Required task ▸ Copy only the lines between the one containing "Convert this diagram to TikZ code." and the end of the records, both included, leaving out pictures.

Supplied data ▸
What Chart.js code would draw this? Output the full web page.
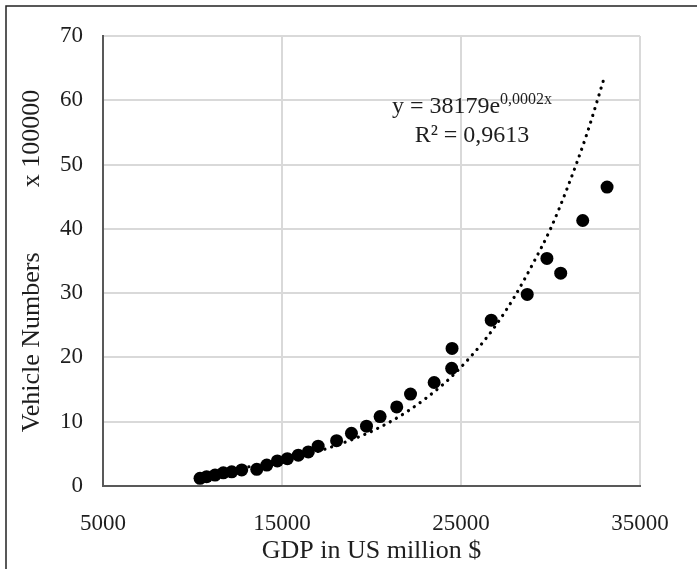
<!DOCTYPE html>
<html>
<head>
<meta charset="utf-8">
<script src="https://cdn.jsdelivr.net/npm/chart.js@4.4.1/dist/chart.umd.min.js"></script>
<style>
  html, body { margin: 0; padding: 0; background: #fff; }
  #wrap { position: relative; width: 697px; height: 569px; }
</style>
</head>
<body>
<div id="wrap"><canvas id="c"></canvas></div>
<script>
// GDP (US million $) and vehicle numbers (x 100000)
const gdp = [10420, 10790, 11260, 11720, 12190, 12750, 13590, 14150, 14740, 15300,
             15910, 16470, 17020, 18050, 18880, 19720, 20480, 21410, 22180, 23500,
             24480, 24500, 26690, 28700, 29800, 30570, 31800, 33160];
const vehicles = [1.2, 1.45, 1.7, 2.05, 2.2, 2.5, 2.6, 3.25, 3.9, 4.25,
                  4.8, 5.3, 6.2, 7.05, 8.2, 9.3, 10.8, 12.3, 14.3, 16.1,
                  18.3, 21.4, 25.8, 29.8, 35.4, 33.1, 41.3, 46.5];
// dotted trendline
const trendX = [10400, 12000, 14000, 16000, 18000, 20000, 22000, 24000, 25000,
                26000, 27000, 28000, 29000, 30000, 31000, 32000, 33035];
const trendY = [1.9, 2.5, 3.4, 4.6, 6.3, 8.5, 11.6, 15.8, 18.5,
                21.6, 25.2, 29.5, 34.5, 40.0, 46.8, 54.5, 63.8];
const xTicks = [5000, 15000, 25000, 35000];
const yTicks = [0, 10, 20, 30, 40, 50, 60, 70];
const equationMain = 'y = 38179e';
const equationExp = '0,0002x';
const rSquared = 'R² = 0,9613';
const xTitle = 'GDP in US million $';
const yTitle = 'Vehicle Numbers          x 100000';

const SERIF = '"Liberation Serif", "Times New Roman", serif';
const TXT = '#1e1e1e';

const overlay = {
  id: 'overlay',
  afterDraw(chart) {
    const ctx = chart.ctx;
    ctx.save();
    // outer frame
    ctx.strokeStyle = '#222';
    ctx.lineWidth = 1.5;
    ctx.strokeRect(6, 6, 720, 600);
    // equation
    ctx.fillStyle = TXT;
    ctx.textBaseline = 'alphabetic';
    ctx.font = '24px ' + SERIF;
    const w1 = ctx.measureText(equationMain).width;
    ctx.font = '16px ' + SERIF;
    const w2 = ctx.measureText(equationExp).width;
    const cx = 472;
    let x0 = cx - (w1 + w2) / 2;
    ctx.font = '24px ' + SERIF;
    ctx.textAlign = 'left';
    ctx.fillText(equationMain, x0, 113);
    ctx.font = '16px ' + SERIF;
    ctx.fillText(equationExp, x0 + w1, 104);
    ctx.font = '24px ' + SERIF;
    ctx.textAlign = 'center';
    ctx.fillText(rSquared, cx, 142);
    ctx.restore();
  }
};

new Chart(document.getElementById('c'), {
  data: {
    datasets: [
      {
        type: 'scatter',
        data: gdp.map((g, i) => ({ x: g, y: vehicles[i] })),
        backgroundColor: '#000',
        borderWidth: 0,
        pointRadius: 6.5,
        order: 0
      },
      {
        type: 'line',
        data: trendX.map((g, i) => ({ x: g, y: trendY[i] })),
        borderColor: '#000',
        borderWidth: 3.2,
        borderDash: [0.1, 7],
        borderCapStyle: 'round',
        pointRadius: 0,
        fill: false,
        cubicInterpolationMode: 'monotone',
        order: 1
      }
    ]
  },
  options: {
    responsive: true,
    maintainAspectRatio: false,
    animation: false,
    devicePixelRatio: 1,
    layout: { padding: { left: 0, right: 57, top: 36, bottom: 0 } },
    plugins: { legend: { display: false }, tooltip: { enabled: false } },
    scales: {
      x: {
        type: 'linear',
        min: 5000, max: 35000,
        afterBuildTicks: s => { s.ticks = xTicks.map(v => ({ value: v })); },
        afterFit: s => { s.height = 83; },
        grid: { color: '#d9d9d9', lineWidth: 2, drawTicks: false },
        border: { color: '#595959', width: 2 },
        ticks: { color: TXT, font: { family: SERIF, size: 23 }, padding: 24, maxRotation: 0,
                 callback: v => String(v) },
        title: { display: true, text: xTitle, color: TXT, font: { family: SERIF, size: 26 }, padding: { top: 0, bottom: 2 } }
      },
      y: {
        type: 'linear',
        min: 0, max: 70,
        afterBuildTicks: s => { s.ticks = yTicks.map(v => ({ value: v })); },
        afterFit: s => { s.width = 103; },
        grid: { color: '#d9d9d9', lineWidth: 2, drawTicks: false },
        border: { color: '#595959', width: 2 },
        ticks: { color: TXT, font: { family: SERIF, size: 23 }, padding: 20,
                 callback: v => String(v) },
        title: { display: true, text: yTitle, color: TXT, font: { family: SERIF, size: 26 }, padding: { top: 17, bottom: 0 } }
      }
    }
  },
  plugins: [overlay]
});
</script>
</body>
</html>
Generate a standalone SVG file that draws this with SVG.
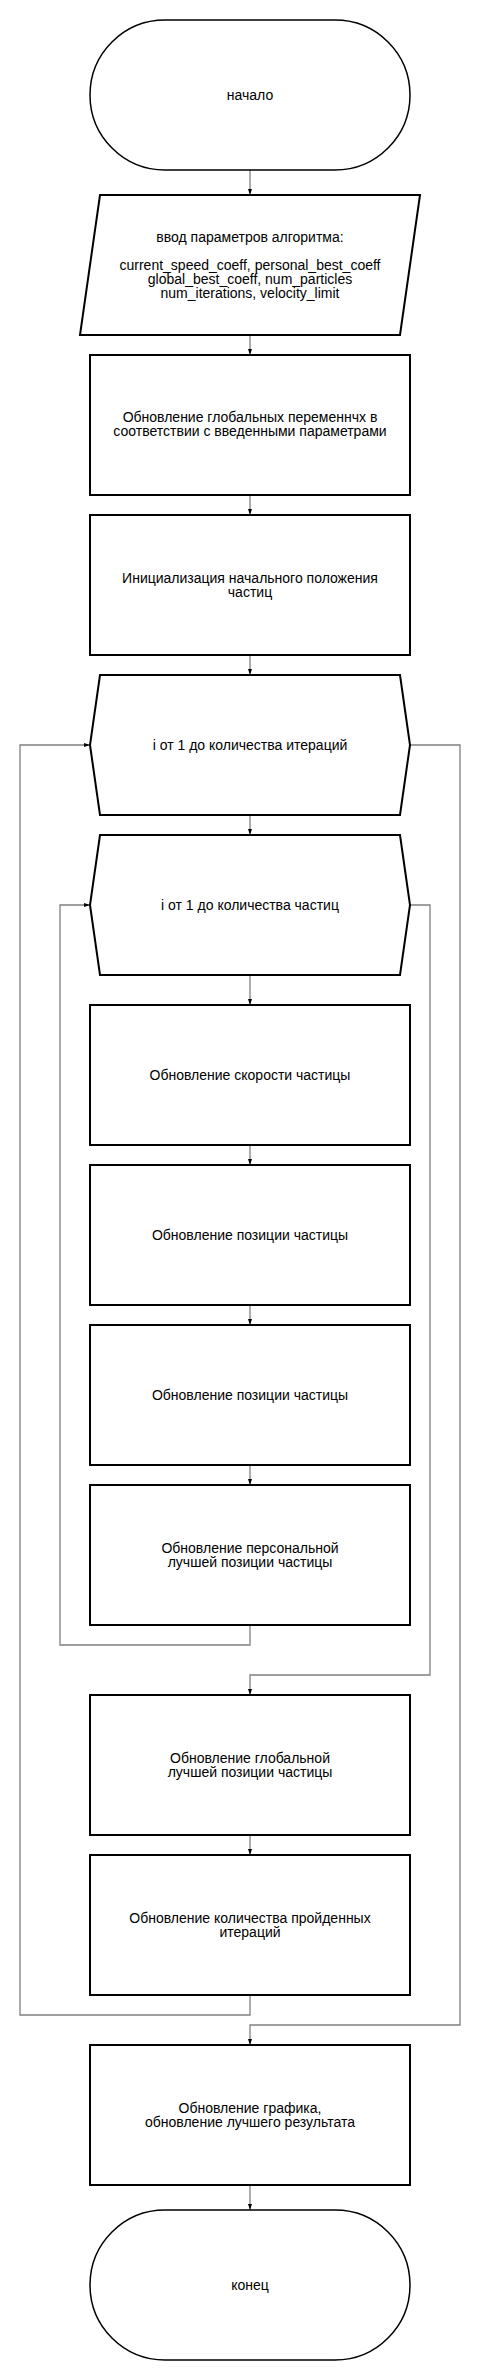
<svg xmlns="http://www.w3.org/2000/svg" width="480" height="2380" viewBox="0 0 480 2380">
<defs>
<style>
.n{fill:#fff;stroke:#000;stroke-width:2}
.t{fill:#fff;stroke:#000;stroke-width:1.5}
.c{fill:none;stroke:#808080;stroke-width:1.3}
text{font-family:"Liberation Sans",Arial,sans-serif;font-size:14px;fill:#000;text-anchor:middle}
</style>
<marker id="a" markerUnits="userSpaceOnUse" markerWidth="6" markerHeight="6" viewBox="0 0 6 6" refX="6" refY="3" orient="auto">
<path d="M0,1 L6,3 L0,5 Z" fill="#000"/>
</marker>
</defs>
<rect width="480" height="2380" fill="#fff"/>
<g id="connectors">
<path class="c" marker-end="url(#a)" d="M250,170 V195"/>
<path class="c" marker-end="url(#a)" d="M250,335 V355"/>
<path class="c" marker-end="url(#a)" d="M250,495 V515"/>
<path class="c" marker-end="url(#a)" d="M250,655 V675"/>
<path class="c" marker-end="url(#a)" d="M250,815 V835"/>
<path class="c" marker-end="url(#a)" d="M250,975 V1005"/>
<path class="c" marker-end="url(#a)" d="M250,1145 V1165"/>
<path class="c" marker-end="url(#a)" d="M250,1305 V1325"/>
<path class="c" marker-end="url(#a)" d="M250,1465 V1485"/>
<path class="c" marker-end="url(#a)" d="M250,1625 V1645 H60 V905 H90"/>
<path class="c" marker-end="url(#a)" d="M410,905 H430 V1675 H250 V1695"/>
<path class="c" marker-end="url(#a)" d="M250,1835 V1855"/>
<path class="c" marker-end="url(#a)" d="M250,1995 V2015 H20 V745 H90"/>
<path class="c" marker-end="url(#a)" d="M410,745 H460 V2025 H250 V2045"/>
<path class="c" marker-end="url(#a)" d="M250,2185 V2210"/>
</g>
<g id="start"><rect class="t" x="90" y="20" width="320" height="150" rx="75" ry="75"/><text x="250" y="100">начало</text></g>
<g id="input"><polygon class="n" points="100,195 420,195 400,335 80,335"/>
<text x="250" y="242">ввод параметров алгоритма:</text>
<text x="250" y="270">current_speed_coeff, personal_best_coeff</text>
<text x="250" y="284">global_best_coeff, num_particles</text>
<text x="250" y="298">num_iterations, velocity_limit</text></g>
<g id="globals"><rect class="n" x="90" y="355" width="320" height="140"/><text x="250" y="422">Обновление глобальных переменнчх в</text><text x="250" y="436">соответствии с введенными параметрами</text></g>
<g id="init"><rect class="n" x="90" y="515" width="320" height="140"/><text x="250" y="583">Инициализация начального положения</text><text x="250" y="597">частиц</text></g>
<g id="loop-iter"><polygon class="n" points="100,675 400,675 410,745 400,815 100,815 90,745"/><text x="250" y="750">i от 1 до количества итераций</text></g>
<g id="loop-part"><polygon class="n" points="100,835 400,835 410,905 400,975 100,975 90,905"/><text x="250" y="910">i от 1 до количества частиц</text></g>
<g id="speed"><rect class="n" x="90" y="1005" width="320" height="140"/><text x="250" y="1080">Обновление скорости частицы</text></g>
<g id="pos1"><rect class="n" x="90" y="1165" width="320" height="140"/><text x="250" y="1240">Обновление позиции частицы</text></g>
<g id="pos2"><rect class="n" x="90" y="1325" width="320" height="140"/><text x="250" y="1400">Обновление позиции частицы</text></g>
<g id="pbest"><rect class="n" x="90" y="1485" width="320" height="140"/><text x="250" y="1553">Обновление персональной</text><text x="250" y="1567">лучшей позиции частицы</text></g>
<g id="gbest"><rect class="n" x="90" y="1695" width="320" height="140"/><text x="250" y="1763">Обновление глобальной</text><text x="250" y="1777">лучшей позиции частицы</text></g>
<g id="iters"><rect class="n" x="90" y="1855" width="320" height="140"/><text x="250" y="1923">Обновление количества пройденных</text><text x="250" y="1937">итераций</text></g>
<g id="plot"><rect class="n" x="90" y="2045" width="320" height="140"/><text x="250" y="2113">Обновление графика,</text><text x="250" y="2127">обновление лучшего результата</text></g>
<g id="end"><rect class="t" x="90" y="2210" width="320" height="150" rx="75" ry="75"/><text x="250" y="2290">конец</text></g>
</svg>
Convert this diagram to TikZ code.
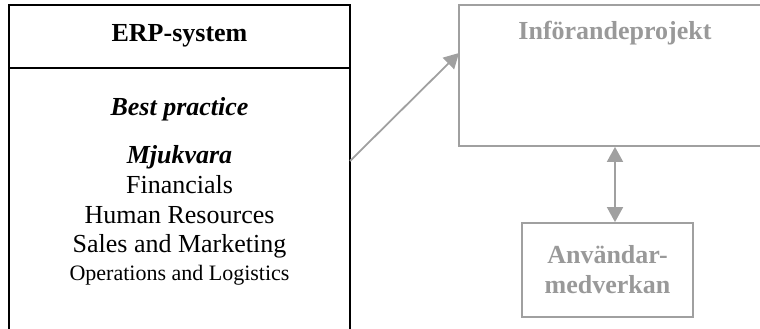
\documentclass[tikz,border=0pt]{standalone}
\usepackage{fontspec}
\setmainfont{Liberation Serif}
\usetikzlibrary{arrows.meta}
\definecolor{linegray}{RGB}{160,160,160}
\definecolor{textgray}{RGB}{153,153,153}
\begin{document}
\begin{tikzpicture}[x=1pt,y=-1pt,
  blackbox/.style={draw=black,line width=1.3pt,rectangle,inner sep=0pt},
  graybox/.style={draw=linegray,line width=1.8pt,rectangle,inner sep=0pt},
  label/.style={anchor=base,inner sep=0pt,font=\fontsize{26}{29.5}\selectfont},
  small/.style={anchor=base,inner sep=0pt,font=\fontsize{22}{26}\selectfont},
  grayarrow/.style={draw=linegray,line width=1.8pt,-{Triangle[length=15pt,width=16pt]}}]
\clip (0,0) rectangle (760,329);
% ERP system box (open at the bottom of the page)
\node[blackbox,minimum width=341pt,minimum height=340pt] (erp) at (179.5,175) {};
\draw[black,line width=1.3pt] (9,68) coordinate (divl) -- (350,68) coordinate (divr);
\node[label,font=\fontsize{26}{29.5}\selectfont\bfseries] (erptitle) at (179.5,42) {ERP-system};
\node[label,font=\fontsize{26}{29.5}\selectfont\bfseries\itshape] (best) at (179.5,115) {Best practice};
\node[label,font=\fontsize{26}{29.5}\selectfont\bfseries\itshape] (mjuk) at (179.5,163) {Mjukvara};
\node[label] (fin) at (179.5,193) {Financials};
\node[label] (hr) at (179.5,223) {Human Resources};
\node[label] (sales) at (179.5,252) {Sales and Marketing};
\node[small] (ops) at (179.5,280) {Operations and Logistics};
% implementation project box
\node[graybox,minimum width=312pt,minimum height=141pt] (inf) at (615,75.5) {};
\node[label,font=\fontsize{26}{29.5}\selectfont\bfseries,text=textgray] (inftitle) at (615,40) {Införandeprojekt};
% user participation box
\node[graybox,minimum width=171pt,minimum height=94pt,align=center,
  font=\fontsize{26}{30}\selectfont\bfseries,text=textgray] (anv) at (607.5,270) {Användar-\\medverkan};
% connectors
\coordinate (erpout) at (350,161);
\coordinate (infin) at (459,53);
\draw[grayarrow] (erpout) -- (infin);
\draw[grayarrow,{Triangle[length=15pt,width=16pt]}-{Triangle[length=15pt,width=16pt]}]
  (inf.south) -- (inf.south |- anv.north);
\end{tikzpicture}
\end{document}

In response ▸
Convert this diagram to TikZ code.
\documentclass[tikz,border=0pt]{standalone}
\usepackage{fontspec}
\setmainfont{Liberation Serif}
\usetikzlibrary{arrows.meta}
\definecolor{linegray}{RGB}{160,160,160}
\definecolor{textgray}{RGB}{153,153,153}
\begin{document}
\begin{tikzpicture}[x=1pt,y=-1pt,
  blackbox/.style={draw=black,line width=1.3pt,rectangle,inner sep=0pt},
  graybox/.style={draw=linegray,line width=1.8pt,rectangle,inner sep=0pt},
  label/.style={anchor=base,inner sep=0pt,font=\fontsize{26}{29.5}\selectfont},
  small/.style={anchor=base,inner sep=0pt,font=\fontsize{22}{26}\selectfont},
  grayarrow/.style={draw=linegray,line width=1.8pt,-{Triangle[length=15pt,width=16pt]}}]
\clip (0,0) rectangle (760,329);
% ERP system box (open at the bottom of the page)
\node[blackbox,minimum width=341pt,minimum height=340pt] (erp) at (179.5,175) {};
\draw[black,line width=1.3pt] (9,68) coordinate (divl) -- (350,68) coordinate (divr);
\node[label,font=\fontsize{26}{29.5}\selectfont\bfseries] (erptitle) at (179.5,42) {ERP-system};
\node[label,font=\fontsize{26}{29.5}\selectfont\bfseries\itshape] (best) at (179.5,115) {Best practice};
\node[label,font=\fontsize{26}{29.5}\selectfont\bfseries\itshape] (mjuk) at (179.5,163) {Mjukvara};
\node[label] (fin) at (179.5,193) {Financials};
\node[label] (hr) at (179.5,223) {Human Resources};
\node[label] (sales) at (179.5,252) {Sales and Marketing};
\node[small] (ops) at (179.5,280) {Operations and Logistics};
% implementation project box
\node[graybox,minimum width=312pt,minimum height=141pt] (inf) at (615,75.5) {};
\node[label,font=\fontsize{26}{29.5}\selectfont\bfseries,text=textgray] (inftitle) at (615,40) {Införandeprojekt};
% user participation box
\node[graybox,minimum width=171pt,minimum height=94pt,align=center,
  font=\fontsize{26}{30}\selectfont\bfseries,text=textgray] (anv) at (607.5,270) {Användar-\\medverkan};
% connectors
\coordinate (erpout) at (350,161);
\coordinate (infin) at (459,53);
\draw[grayarrow] (erpout) -- (infin);
\draw[grayarrow,{Triangle[length=15pt,width=16pt]}-{Triangle[length=15pt,width=16pt]}]
  (inf.south) -- (inf.south |- anv.north);
\end{tikzpicture}
\end{document}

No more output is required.